The initial reaction to the report called for strength in the dollar index, Andres Jaime, global FX and rates strategist at Barclays, said in an email. "But I think people realized that one number (does) not really change the odds for hikes this year given that major central banks are poised to ease and uncertainty is at all-time highs in Europe."
The CBOE Volatility Index (VIX), widely considered the best gauge of fear in the market, traded near 13.2, a one-month low.
"The bonds and the VIX are telling you two different things," Kinahan said. "The VIX seems to be (saying there's) nothing to be worried about."
The nonfarm payrolls report showed the United States created 287,000 jobs last month, versus 175,000 expected by economists surveyed by Reuters. The unemployment rate edged higher to 4.9 percent, versus the 4.8 percent estimate.
"Certainly the jobs created number was big ... but the rest of the report really wasn't as good," said Chris Gaffney, president, EverBank World Markets.
"There are so many uncertainties that on the currency side of the ledger we don't see the possibility of an interest rate hike (by the Fed) in 2016," he said, citing concerns around Brexit and the U.S. presidential elections.
May's payroll count was revised down to only an 11,000 increase from the previously reported 38,000, Reuters said. However, most analysts emphasized the three-month trend showed a steady pace of job creation.
Average hourly wages rose 0.1 percent in June for a year-over-year increase of 2.6 percent.
"Consumer spending is going to continue to move forward," said Steve Rick, chief economist at CUNA Mutual.
With Friday's gains, the S&P and Dow rose more than 1 percent for their second-straight week of gains. The Nasdaq composite also posted its second-straight week of gains with a rise of 1.9 percent for the week.
The Dow and S&P were within 0.2 percent of their 52-week intraday highs, while the Nasdaq was about 5.3 percent below.
"I think investors should be more excited about stocks at record highs than they are," Warne said. "The skepticism that investors have is a good sign for stocks' ability to move higher, but no one's excited about the market. Everybody's focused elsewhere."
European stocks were about 1.5 percent lower or more for the week despite Friday's gains. The German DAX was up more than 2 percent and the STOXX Europe 600 Banks index more than 3.5 percent higher.
Asian stocks ended lower, with the Nikkei 225 1.1 percent lower and the Shanghai composite off nearly 1 percent.
"The S&P futures are rallying strongly this morning, boosted by the jobs report," Katie Stockton, chief technical strategist at BTIG said in a note.
"Yesterday saw intraday oversold conditions return, contributing to today's bullish bias," she said. "However, resistance is strong for the SPX in the 2100-2135 area, and momentum does not appear strong enough to generate a decisive breakout. We expect short-term overbought conditions to give way to a pullback next week."
The closed up 32.00 points, or 1.53 percent, at 2,129.90, with materials leading all 10 sectors higher.

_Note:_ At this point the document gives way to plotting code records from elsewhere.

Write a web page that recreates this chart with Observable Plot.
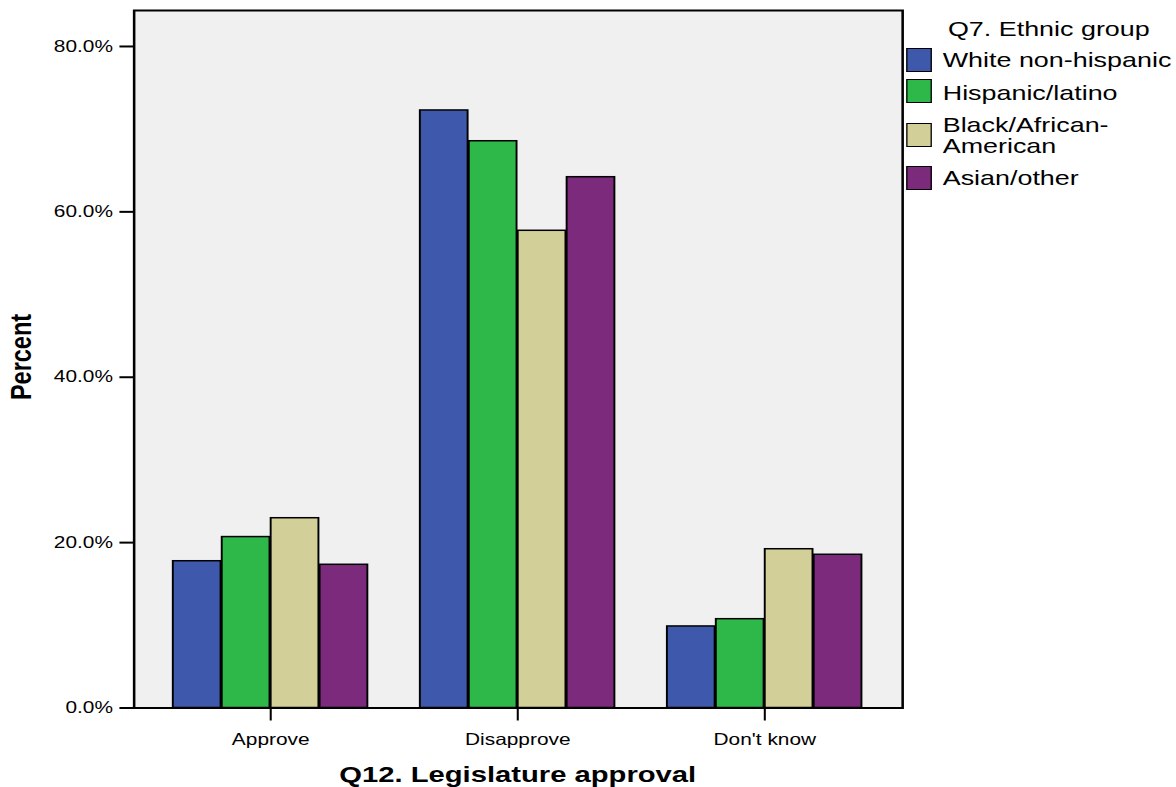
<!DOCTYPE html>
<html>
<head>
<meta charset="utf-8">
<script src="https://cdn.jsdelivr.net/npm/d3@7"></script>
<script src="https://cdn.jsdelivr.net/npm/@observablehq/plot@0.6"></script>
<style>
  html, body { margin: 0; padding: 0; background: white; }
  #wrap { position: relative; width: 918.75px; height: 787px; transform: scaleX(1.28); transform-origin: 0 0;
          font-family: "Liberation Sans", Arial, sans-serif; color: black; }
  #wrap svg { position: absolute; left: 0; top: 0; }
  .abs { position: absolute; white-space: nowrap; }
  .leg { font-size: 21px; line-height: 21.3px; }
  .sw { position: absolute; width: 20.5px; height: 24px; box-sizing: border-box; border: 1.5px solid black; }
</style>
</head>
<body>
<div id="wrap"></div>
<script>
const categories = ["Approve", "Disapprove", "Don't know"];
const groups = ["White non-hispanic", "Hispanic/latino", "Black/African-American", "Asian/other"];
const whiteNonHispanic = [17.75, 72.26, 9.86];
const hispanicLatino = [20.67, 68.54, 10.74];
const blackAfricanAmerican = [22.95, 57.71, 19.20];
const asianOther = [17.32, 64.19, 18.53];
const yTicks = [0, 20, 40, 60, 80];
const colors = ["#3e58ab", "#2fb84a", "#d3cf98", "#7b2a7c"];
const xTitle = "Q12. Legislature approval";
const yTitle = "Percent";
const legendTitle = "Q7. Ethnic group";

const series = [whiteNonHispanic, hispanicLatino, blackAfricanAmerican, asianOther];
const data = categories.flatMap((c, i) => groups.map((g, j) => ({category: c, group: g, value: series[j][i]})));

const W = 918.75, H = 787, ML = 104.3, MR = 214.05, MT = 10, MB = 79.5;
const xOpts = {type: "band", domain: categories, paddingInner: 0.21, paddingOuter: 0.156, range: [ML, W - MR]};
const bw = Plot.scale({x: xOpts}).bandwidth;
const sub = bw / groups.length;

const chart = Plot.plot({
  width: W, height: H,
  marginLeft: ML, marginRight: MR, marginTop: MT, marginBottom: MB,
  style: {fontFamily: "Liberation Sans, Arial, sans-serif", fontSize: "16.3px", color: "black", background: "transparent", overflow: "visible"},
  x: {domain: categories, paddingInner: 0.21, paddingOuter: 0.156, label: null},
  y: {domain: [0, 84.35], label: null},
  color: {domain: groups, range: colors},
  marks: [
    Plot.frame({fill: "#f0f0f0"}),
    ...groups.map((g, j) => Plot.barY(data.filter(d => d.group === g), {
      x: "category", y: "value", fill: "group", stroke: "black", strokeWidth: 1.5,
      insetLeft: j * sub, insetRight: (groups.length - 1 - j) * sub
    })),
    Plot.axisY({ticks: yTicks, tickFormat: d => d.toFixed(1) + "%", tickSize: 11, tickPadding: 5.5, strokeWidth: 2, label: null}),
    Plot.axisX({anchor: "bottom", tickSize: 13, tickPadding: 12, strokeWidth: 1.6, label: null}),
    Plot.frame({stroke: "black", strokeWidth: 2})
  ]
});

const wrap = document.getElementById("wrap");
wrap.appendChild(chart);

function addDiv(text, css, cls) {
  const d = document.createElement("div");
  d.className = cls || "abs";
  d.innerHTML = text;
  Object.assign(d.style, css);
  wrap.appendChild(d);
  return d;
}

// axis titles
addDiv(xTitle, {left: "404.5px", top: "762.7px", transform: "translateX(-50%)", fontSize: "22.8px", lineHeight: "22.8px", fontWeight: "bold"});
addDiv(yTitle, {left: "17.2px", top: "356.5px", transform: "translate(-50%,-50%) rotate(-90deg)", fontSize: "23.5px", lineHeight: "23.5px", fontWeight: "bold"});

// legend
addDiv(legendTitle, {left: "740.6px", top: "18.2px", fontSize: "21px", lineHeight: "21px"});
const swTops = [47.7, 79, 123, 165.7];
const labTops = [48.8, 82.1, 114.1, 167.1];
const labels = ["White non-hispanic", "Hispanic/latino", "Black/African-<br>American", "Asian/other"];
groups.forEach((g, i) => {
  const s = document.createElement("div");
  s.className = "sw";
  s.style.left = "707.8px";
  s.style.top = swTops[i] + "px";
  s.style.background = colors[i];
  wrap.appendChild(s);
  addDiv(labels[i], {left: "736.5px", top: labTops[i] + "px"}, "abs leg");
});
</script>
</body>
</html>
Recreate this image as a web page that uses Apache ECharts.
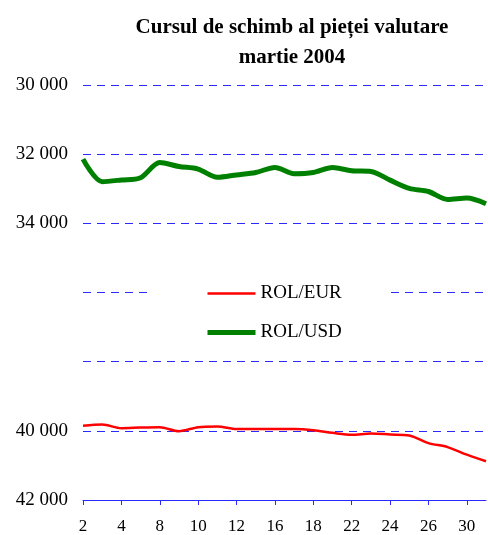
<!DOCTYPE html>
<html>
<head>
<meta charset="utf-8">
<script src="https://cdn.jsdelivr.net/npm/echarts@6/dist/echarts.min.js"></script>
<style>
  html, body { margin: 0; padding: 0; background: #fff; }
  #chart { width: 488px; height: 535px; }
</style>
</head>
<body>
<div id="chart"></div>
<script>
// trading days, March 2004
const days = ['2','3','4','5','8','9','10','11','12','15','16','17','18','19','22','23','24','25','26','29','30','31'];
const rolEur = [39856, 39819, 39923, 39905, 39895, 40010, 39895, 39875, 39950, 39950, 39950, 39950,
                39980, 40057, 40115, 40077, 40105, 40135, 40355, 40470, 40690, 40880];
const rolUsd = [32143, 32795, 32746, 32680, 32240, 32356, 32430, 32670, 32600, 32530, 32385, 32565,
                32530, 32385, 32480, 32500, 32750, 32990, 33080, 33310, 33270, 33435];
const hiddenTicks = [36000, 38000];

const serif = "'Liberation Serif', 'Times New Roman', serif";
const blue = '#2a2aff';

const chart = echarts.init(document.getElementById('chart'));
chart.setOption({
  backgroundColor: '#fff',
  animation: false,
  title: {
    text: 'Cursul de schimb al pieței valutare\nmartie 2004',
    left: 287,
    textAlign: 'center',
    top: 8,
    textStyle: { fontFamily: serif, fontSize: 21, fontWeight: 'bold', color: '#000', lineHeight: 30 }
  },
  legend: {
    orient: 'vertical',
    left: 153,
    top: 280,
    padding: [4, 48, 4, 52],
    backgroundColor: '#fff',
    itemWidth: 48,
    itemHeight: 14,
    itemGap: 20,
    itemStyle: { opacity: 0 },
    textStyle: { fontFamily: serif, fontSize: 19, color: '#000' },
    data: [
      { name: 'ROL/EUR', lineStyle: { color: '#ff0000', width: 2.5 } },
      { name: 'ROL/USD', lineStyle: { color: '#008000', width: 5 } }
    ]
  },
  grid: { left: 83, right: 2, top: 85, bottom: 34, containLabel: false },
  xAxis: {
    type: 'category',
    data: days,
    boundaryGap: false,
    axisLine: { lineStyle: { color: blue, width: 1 } },
    axisTick: { interval: 1, length: 5, lineStyle: { color: blue } },
    axisLabel: { interval: 1, fontFamily: serif, fontSize: 17, color: '#000', margin: 18 },
    splitLine: { show: false }
  },
  yAxis: {
    type: 'value',
    inverse: true,
    min: 30000,
    max: 42000,
    interval: 2000,
    axisLine: { show: false },
    axisTick: { show: false },
    axisLabel: {
      fontFamily: serif, fontSize: 19, color: '#000', margin: 15,
      formatter: v => hiddenTicks.includes(v) ? '' : String(v).replace(/\B(?=(\d{3})+(?!\d))/g, ' ')
    },
    splitLine: { lineStyle: { color: blue, type: [8, 6], width: 1 } }
  },
  series: [
    {
      name: 'ROL/EUR',
      type: 'line',
      data: rolEur,
      smooth: 0.3,
      symbol: 'none',
      lineStyle: { color: '#ff0000', width: 2.5 },
      itemStyle: { color: '#ff0000' }
    },
    {
      name: 'ROL/USD',
      type: 'line',
      data: rolUsd,
      smooth: 0.3,
      symbol: 'none',
      lineStyle: { color: '#008000', width: 5 },
      itemStyle: { color: '#008000' }
    }
  ]
});
</script>
</body>
</html>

The S&P rose nearly 1.3 percent for the week with consumer discretionary the top performer and telecommunications and energy the only decliners on the week.
The Nasdaq composite closed up 79.95 points, or 1.64 percent, at 4,956.76.
About nine stocks advanced for every decliner on the New York Stock Exchange, with an exchange volume of 919 million and a composite volume of 3.5 billion in the close.
High-frequency trading accounted for 49 percent of July's daily trading volume of about 7.00 billion shares, according to TABB Group. During the peak levels of high-frequency trading in 2009, about 61 percent of 9.8 billion of average daily shares traded were executed by high-frequency traders.
U.S. crude oil futures for August delivery settled up 27 cents, or 0.6 percent, at $45.41 a barrel. Oil lost 7.3 percent for the week, its worst since February 5.
Gold futures for August delivery settled $3.70 lower at $1,358.40 an ounce.